* [Task to complete]:
Return each line of the listing below, unchanged, and omit the images.

___ Given material

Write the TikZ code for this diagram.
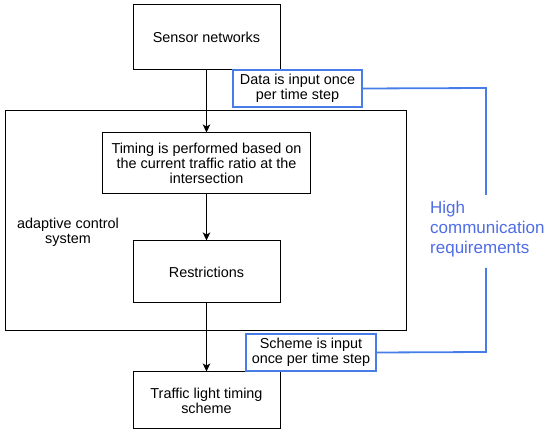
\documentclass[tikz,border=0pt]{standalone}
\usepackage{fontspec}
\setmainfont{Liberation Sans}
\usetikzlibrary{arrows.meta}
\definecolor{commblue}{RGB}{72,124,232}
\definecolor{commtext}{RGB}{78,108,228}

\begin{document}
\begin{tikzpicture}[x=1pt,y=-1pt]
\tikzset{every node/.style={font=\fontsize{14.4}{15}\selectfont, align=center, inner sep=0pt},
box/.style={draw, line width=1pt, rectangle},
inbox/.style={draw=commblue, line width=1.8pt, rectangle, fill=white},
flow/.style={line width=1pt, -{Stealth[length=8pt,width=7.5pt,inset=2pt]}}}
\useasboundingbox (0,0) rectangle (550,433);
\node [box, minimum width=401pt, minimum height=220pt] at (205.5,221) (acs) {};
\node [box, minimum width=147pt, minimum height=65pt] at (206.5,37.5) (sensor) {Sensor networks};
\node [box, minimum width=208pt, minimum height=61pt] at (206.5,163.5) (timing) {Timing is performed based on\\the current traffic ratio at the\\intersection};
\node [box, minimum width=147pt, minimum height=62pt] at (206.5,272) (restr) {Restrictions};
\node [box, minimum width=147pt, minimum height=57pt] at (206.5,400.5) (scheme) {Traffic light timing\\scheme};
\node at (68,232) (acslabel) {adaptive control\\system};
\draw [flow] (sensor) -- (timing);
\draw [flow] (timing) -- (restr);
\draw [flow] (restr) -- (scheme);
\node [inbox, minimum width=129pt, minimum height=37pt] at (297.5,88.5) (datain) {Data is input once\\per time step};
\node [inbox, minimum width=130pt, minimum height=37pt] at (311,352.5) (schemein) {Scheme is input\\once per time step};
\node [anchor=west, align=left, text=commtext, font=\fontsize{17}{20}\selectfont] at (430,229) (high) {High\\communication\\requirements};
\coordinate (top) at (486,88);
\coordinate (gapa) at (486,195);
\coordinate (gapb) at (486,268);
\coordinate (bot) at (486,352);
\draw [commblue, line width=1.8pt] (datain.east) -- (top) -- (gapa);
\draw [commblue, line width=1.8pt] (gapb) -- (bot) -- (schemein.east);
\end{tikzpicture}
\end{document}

______

* [Reply]:
Write the TikZ code for this diagram.
\documentclass[tikz,border=0pt]{standalone}
\usepackage{fontspec}
\setmainfont{Liberation Sans}
\usetikzlibrary{arrows.meta}
\definecolor{commblue}{RGB}{72,124,232}
\definecolor{commtext}{RGB}{78,108,228}

\begin{document}
\begin{tikzpicture}[x=1pt,y=-1pt]
\tikzset{every node/.style={font=\fontsize{14.4}{15}\selectfont, align=center, inner sep=0pt},
box/.style={draw, line width=1pt, rectangle},
inbox/.style={draw=commblue, line width=1.8pt, rectangle, fill=white},
flow/.style={line width=1pt, -{Stealth[length=8pt,width=7.5pt,inset=2pt]}}}
\useasboundingbox (0,0) rectangle (550,433);
\node [box, minimum width=401pt, minimum height=220pt] at (205.5,221) (acs) {};
\node [box, minimum width=147pt, minimum height=65pt] at (206.5,37.5) (sensor) {Sensor networks};
\node [box, minimum width=208pt, minimum height=61pt] at (206.5,163.5) (timing) {Timing is performed based on\\the current traffic ratio at the\\intersection};
\node [box, minimum width=147pt, minimum height=62pt] at (206.5,272) (restr) {Restrictions};
\node [box, minimum width=147pt, minimum height=57pt] at (206.5,400.5) (scheme) {Traffic light timing\\scheme};
\node at (68,232) (acslabel) {adaptive control\\system};
\draw [flow] (sensor) -- (timing);
\draw [flow] (timing) -- (restr);
\draw [flow] (restr) -- (scheme);
\node [inbox, minimum width=129pt, minimum height=37pt] at (297.5,88.5) (datain) {Data is input once\\per time step};
\node [inbox, minimum width=130pt, minimum height=37pt] at (311,352.5) (schemein) {Scheme is input\\once per time step};
\node [anchor=west, align=left, text=commtext, font=\fontsize{17}{20}\selectfont] at (430,229) (high) {High\\communication\\requirements};
\coordinate (top) at (486,88);
\coordinate (gapa) at (486,195);
\coordinate (gapb) at (486,268);
\coordinate (bot) at (486,352);
\draw [commblue, line width=1.8pt] (datain.east) -- (top) -- (gapa);
\draw [commblue, line width=1.8pt] (gapb) -- (bot) -- (schemein.east);
\end{tikzpicture}
\end{document}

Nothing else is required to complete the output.